◆ **INSTRUCTIONS FOR THE TASK**
Set down exactly, please, each line from the one containing "The picture is" through the one containing "const pdrYTicks = [50, 60, 70, 80, 90, 100];", both lines included, and no other line.

---- PROVIDED MATERIAL

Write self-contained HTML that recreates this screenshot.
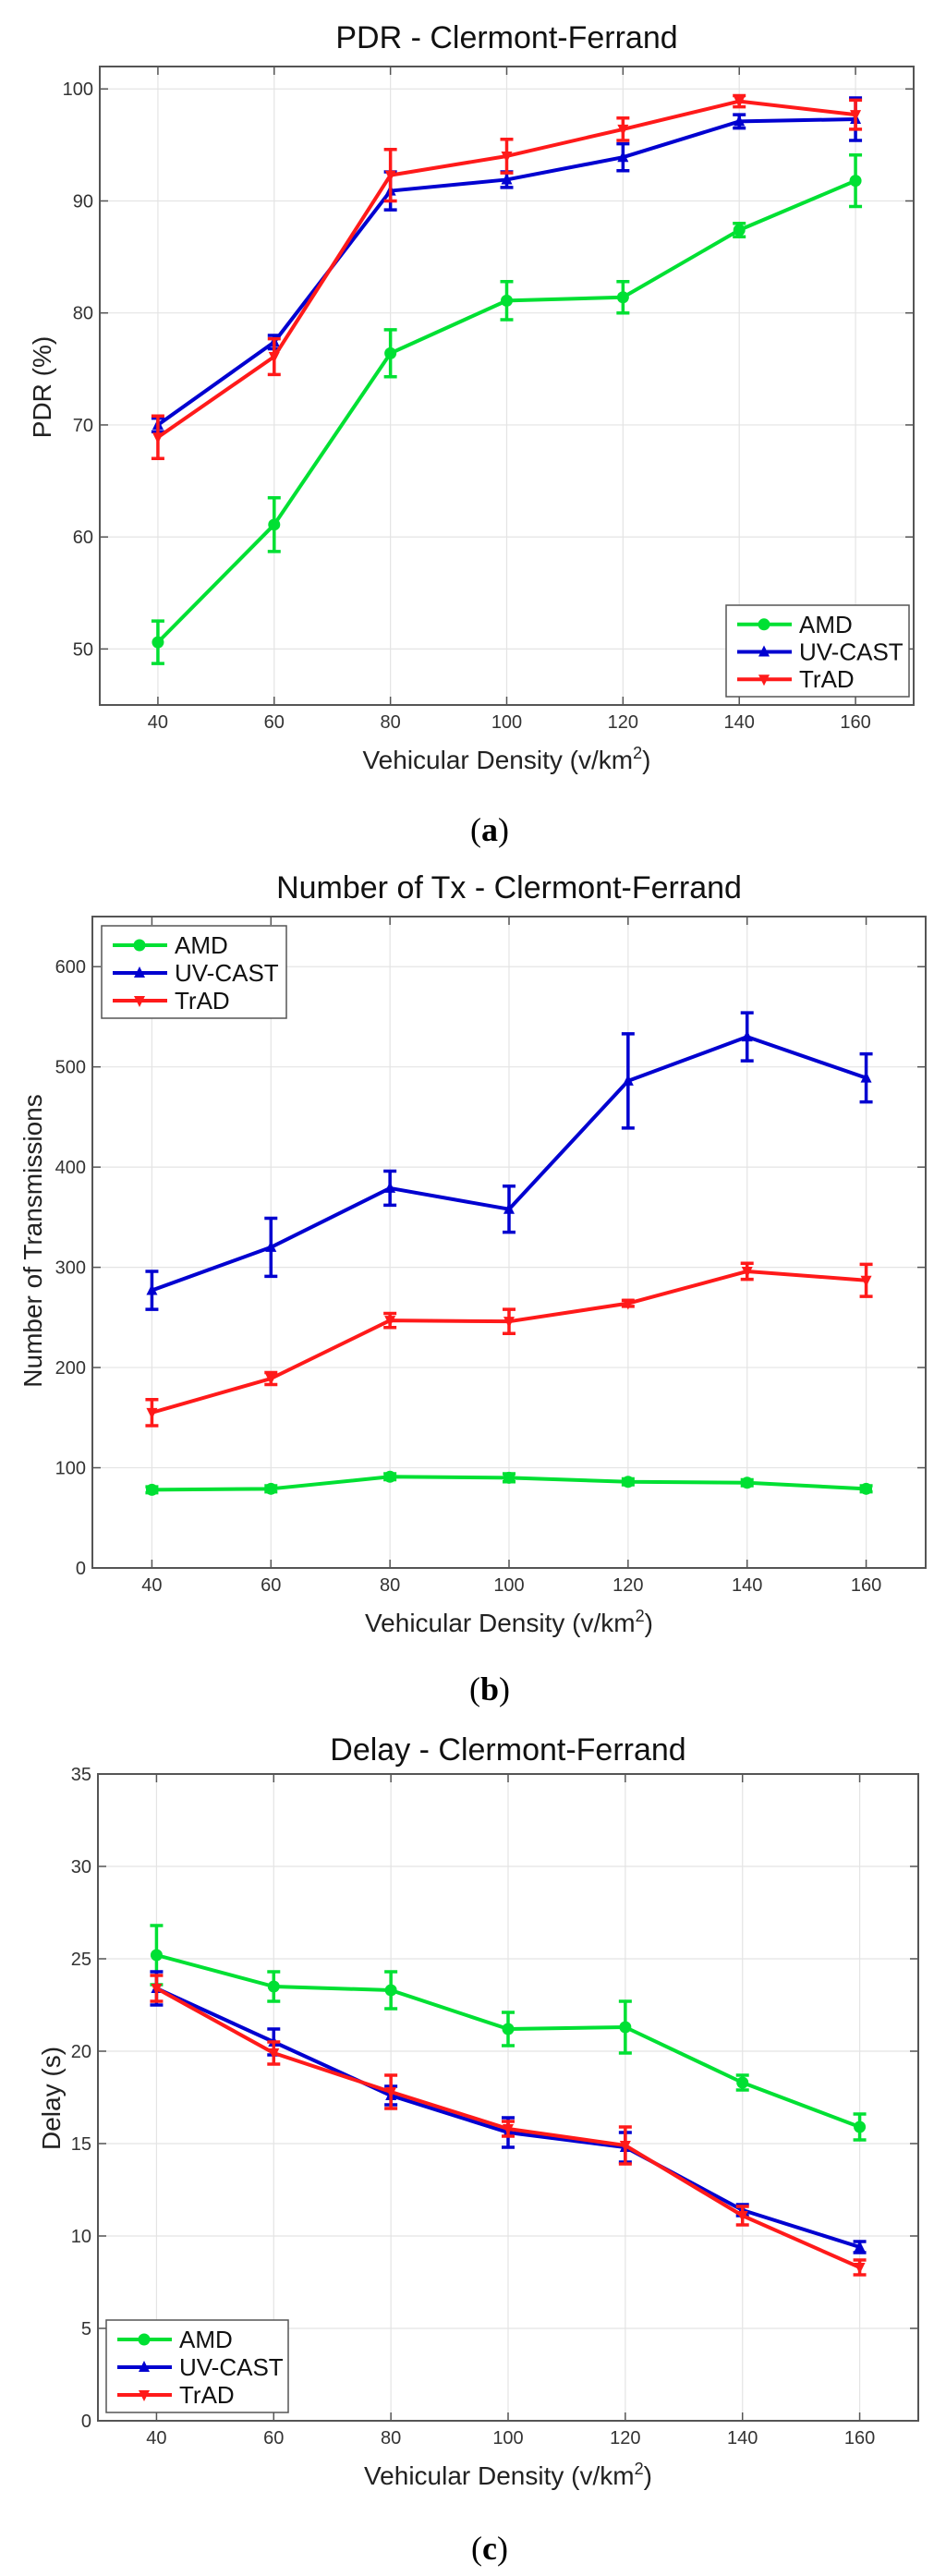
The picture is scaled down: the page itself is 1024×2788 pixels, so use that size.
<!DOCTYPE html>
<html><head><meta charset="utf-8"><style>
html,body{margin:0;padding:0;background:#fff;}
svg{display:block;font-family:"Liberation Sans",Arial,sans-serif;}
</style></head>
<body>
<svg id="fig" width="1024" height="2788" viewBox="0 0 1024 2788" xmlns="http://www.w3.org/2000/svg"></svg>
<script>
// ---- shared data ----
const densities = [40, 60, 80, 100, 120, 140, 160];
const xTicks = [40, 60, 80, 100, 120, 140, 160];
const seriesNames = ["AMD", "UV-CAST", "TrAD"];

// (a) PDR
const pdrAMD = [50.6, 61.1, 76.4, 81.1, 81.4, 87.4, 91.8];
const pdrAMDErr = [1.9, 2.4, 2.1, 1.7, 1.4, 0.6, 2.3];
const pdrUV = [70.0, 77.4, 90.9, 91.9, 93.9, 97.1, 97.3];
const pdrUVErr = [0.6, 0.6, 1.7, 0.7, 1.2, 0.6, 1.9];
const pdrTrAD = [68.9, 76.1, 92.3, 94.0, 96.4, 98.9, 97.7];
const pdrTrADErr = [1.9, 1.6, 2.3, 1.5, 1.0, 0.5, 1.3];
const pdrYTicks = [50, 60, 70, 80, 90, 100];

// (b) Number of Tx
const txAMD = [78, 79, 91, 90, 86, 85, 79];
const txAMDErr = [3, 3, 3, 4, 3, 3, 3];
const txUV = [277, 320, 379, 358, 486, 530, 489];
const txUVErr = [19, 29, 17, 23, 47, 24, 24];
const txTrAD = [155, 189, 247, 246, 264, 296, 287];
const txTrADErr = [13, 6, 7, 12, 3, 8, 16];
const txYTicks = [0, 100, 200, 300, 400, 500, 600];

// (c) Delay
const dlAMD = [25.2, 23.5, 23.3, 21.2, 21.3, 18.3, 15.9];
const dlAMDErr = [1.6, 0.8, 1.0, 0.9, 1.4, 0.4, 0.7];
const dlUV = [23.4, 20.5, 17.6, 15.6, 14.8, 11.4, 9.4];
const dlUVErr = [0.9, 0.7, 0.5, 0.8, 0.8, 0.3, 0.3];
const dlTrAD = [23.4, 19.9, 17.8, 15.8, 14.9, 11.1, 8.3];
const dlTrADErr = [0.7, 0.6, 0.9, 0.4, 1.0, 0.5, 0.4];
const dlYTicks = [0, 5, 10, 15, 20, 25, 30, 35];

const colors = ["#00e033", "#0000d0", "#ff1a1a"];
const NS = "http://www.w3.org/2000/svg";
const fig = document.getElementById("fig");

function mk(tag, attrs, parent){
  const e = document.createElementNS(NS, tag);
  for (const k in attrs) e.setAttribute(k, attrs[k]);
  (parent || fig).appendChild(e);
  return e;
}

function marker(g, kind, cx, cy, col){
  if (kind === 0) return mk("circle", {cx:cx, cy:cy, r:6.5, fill:col}, g);
  if (kind === 1) return mk("polygon", {points:`${cx},${cy-7} ${cx-6},${cy+5} ${cx+6},${cy+5}`, fill:col}, g);
  return mk("polygon", {points:`${cx},${cy+7} ${cx-6},${cy-5} ${cx+6},${cy-5}`, fill:col}, g);
}

function chart(cfg){
  const g = mk("g", {});
  
  
  const L = cfg.left, R = cfg.right, T = cfg.top, B = cfg.bottom;
  const xs = v => L + (v - cfg.xmin) / (cfg.xmax - cfg.xmin) * (R - L);
  const ys = v => B - (v - cfg.ymin) / (cfg.ymax - cfg.ymin) * (B - T);

  // grid
  const grid = mk("g", {stroke:"#e4e4e4", "stroke-width":1.2}, g);
  
  
  xTicks.forEach(t => mk("line", {x1:xs(t), x2:xs(t), y1:T, y2:B}, grid));
  cfg.yTicks.forEach(t => mk("line", {x1:L, x2:R, y1:ys(t), y2:ys(t)}, grid));

  // ticks
  const tk = mk("g", {stroke:"#555", "stroke-width":1.5}, g);
  xTicks.forEach(t => {
    mk("line", {x1:xs(t), x2:xs(t), y1:B, y2:B-9}, tk);
    mk("line", {x1:xs(t), x2:xs(t), y1:T, y2:T+9}, tk);
  });
  cfg.yTicks.forEach(t => {
    mk("line", {x1:L, x2:L+9, y1:ys(t), y2:ys(t)}, tk);
    mk("line", {x1:R, x2:R-9, y1:ys(t), y2:ys(t)}, tk);
  });

  // tick labels
  xTicks.forEach(t => {
    const e = mk("text", {x:xs(t), y:B+25, "font-size":20, "text-anchor":"middle", fill:"#333"}, g);
    e.textContent = t;
    
    
  });
  cfg.yTicks.forEach(t => {
    const e = mk("text", {x:L-7, y:ys(t)+7, "font-size":20, "text-anchor":"end", fill:"#333"}, g);
    e.textContent = t;
    
    
  });

  // series
  cfg.series.forEach((s, i) => {
    const sg = mk("g", {}, g);
    
    
    const col = colors[i];
    const pts = densities.map((d, j) => xs(d) + "," + ys(s.v[j])).join(" ");
    mk("polyline", {points:pts, fill:"none", stroke:col, "stroke-width":4, "stroke-linejoin":"round"}, sg);
    densities.forEach((d, j) => {
      const x = xs(d), y1 = ys(s.v[j] + s.e[j]), y2 = ys(s.v[j] - s.e[j]);
      const eb = mk("path", {d:`M${x},${y1}V${y2}M${x-7},${y1}H${x+7}M${x-7},${y2}H${x+7}`, stroke:col, "stroke-width":3.5, fill:"none"}, sg);
      
      
      const m = marker(sg, i, x, ys(s.v[j]), col);
      
      
    });
  });

  // box
  mk("rect", {x:L, y:T, width:R-L, height:B-T, fill:"none", stroke:"#555", "stroke-width":2}, g);

  // title
  const tt = mk("text", {x:(L+R)/2, y:cfg.titleY, "font-size":34, "text-anchor":"middle", fill:"#111"}, g);
  tt.textContent = cfg.title;
  
  

  // x label
  const xl = mk("text", {x:(L+R)/2, y:cfg.xlabelY, "font-size":28, "text-anchor":"middle", fill:"#222"}, g);
  xl.innerHTML = 'Vehicular Density (v/km<tspan dy="-11" font-size="18">2</tspan><tspan dy="11">)</tspan>';
  
  

  // y label
  const yl = mk("text", {x:0, y:0, "font-size":28, "text-anchor":"middle", fill:"#222",
    transform:`translate(${cfg.ylabelX},${cfg.ylabelY}) rotate(-90)`}, g);
  yl.textContent = cfg.ylabel;
  
  

  // legend
  const lg = mk("g", {}, g);
  
  
  const lx = cfg.legend[0], ly = cfg.legend[1], lw = cfg.legend[2], lh = cfg.legend[3];
  mk("rect", {x:lx, y:ly, width:lw, height:lh, fill:"#fff", stroke:"#555", "stroke-width":1.5}, lg);
  seriesNames.forEach((n, i) => {
    const ry = ly + lh * (0.21 + 0.3 * i);
    const ent = mk("g", {}, lg);
    
    
    mk("line", {x1:lx+12, x2:lx+71, y1:ry, y2:ry, stroke:colors[i], "stroke-width":4}, ent);
    marker(ent, i, lx+41, ry, colors[i]);
    const t = mk("text", {x:lx+79, y:ry+9, "font-size":26, fill:"#111"}, ent);
    t.textContent = n;
  });

  // caption
  const cp = mk("text", {x:530, y:cfg.captionY, "font-size":36, "text-anchor":"middle", fill:"#000",
    "font-family":"Liberation Serif, serif"}, g);
  cp.innerHTML = '(<tspan font-weight="bold">' + cfg.caption + '</tspan>)';
  
  
}

chart({name:"pdr-chart", title:"PDR - Clermont-Ferrand", ylabel:"PDR (%)",
  left:108, right:989, top:72, bottom:763, xmin:30, xmax:170, ymin:45, ymax:102,
  yTicks:pdrYTicks,
  series:[{v:pdrAMD,e:pdrAMDErr},{v:pdrUV,e:pdrUVErr},{v:pdrTrAD,e:pdrTrADErr}],
  titleY:52, xlabelY:832, ylabelX:55, ylabelY:419, legend:[786,655,198,99],
  caption:"a", captionY:910});

chart({name:"transmissions-chart", title:"Number of Tx - Clermont-Ferrand", ylabel:"Number of Transmissions",
  left:100, right:1002, top:992, bottom:1697, xmin:30, xmax:170, ymin:0, ymax:650,
  yTicks:txYTicks,
  series:[{v:txAMD,e:txAMDErr},{v:txUV,e:txUVErr},{v:txTrAD,e:txTrADErr}],
  titleY:972, xlabelY:1766, ylabelX:45, ylabelY:1343, legend:[110,1002,200,100],
  caption:"b", captionY:1840});

chart({name:"delay-chart", title:"Delay - Clermont-Ferrand", ylabel:"Delay (s)",
  left:106, right:994, top:1920, bottom:2620, xmin:30, xmax:170, ymin:0, ymax:35,
  yTicks:dlYTicks,
  series:[{v:dlAMD,e:dlAMDErr},{v:dlUV,e:dlUVErr},{v:dlTrAD,e:dlTrADErr}],
  titleY:1905, xlabelY:2689, ylabelX:65, ylabelY:2271, legend:[115,2511,197,100],
  caption:"c", captionY:2770});
</script>
</body></html>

--------

◆ **FINISHED ANSWER**
The picture is scaled down: the page itself is 1024×2788 pixels, so use that size.
<!DOCTYPE html>
<html><head><meta charset="utf-8"><style>
html,body{margin:0;padding:0;background:#fff;}
svg{display:block;font-family:"Liberation Sans",Arial,sans-serif;}
</style></head>
<body>
<svg id="fig" width="1024" height="2788" viewBox="0 0 1024 2788" xmlns="http://www.w3.org/2000/svg"></svg>
<script>
// ---- shared data ----
const densities = [40, 60, 80, 100, 120, 140, 160];
const xTicks = [40, 60, 80, 100, 120, 140, 160];
const seriesNames = ["AMD", "UV-CAST", "TrAD"];

// (a) PDR
const pdrAMD = [50.6, 61.1, 76.4, 81.1, 81.4, 87.4, 91.8];
const pdrAMDErr = [1.9, 2.4, 2.1, 1.7, 1.4, 0.6, 2.3];
const pdrUV = [70.0, 77.4, 90.9, 91.9, 93.9, 97.1, 97.3];
const pdrUVErr = [0.6, 0.6, 1.7, 0.7, 1.2, 0.6, 1.9];
const pdrTrAD = [68.9, 76.1, 92.3, 94.0, 96.4, 98.9, 97.7];
const pdrTrADErr = [1.9, 1.6, 2.3, 1.5, 1.0, 0.5, 1.3];
const pdrYTicks = [50, 60, 70, 80, 90, 100];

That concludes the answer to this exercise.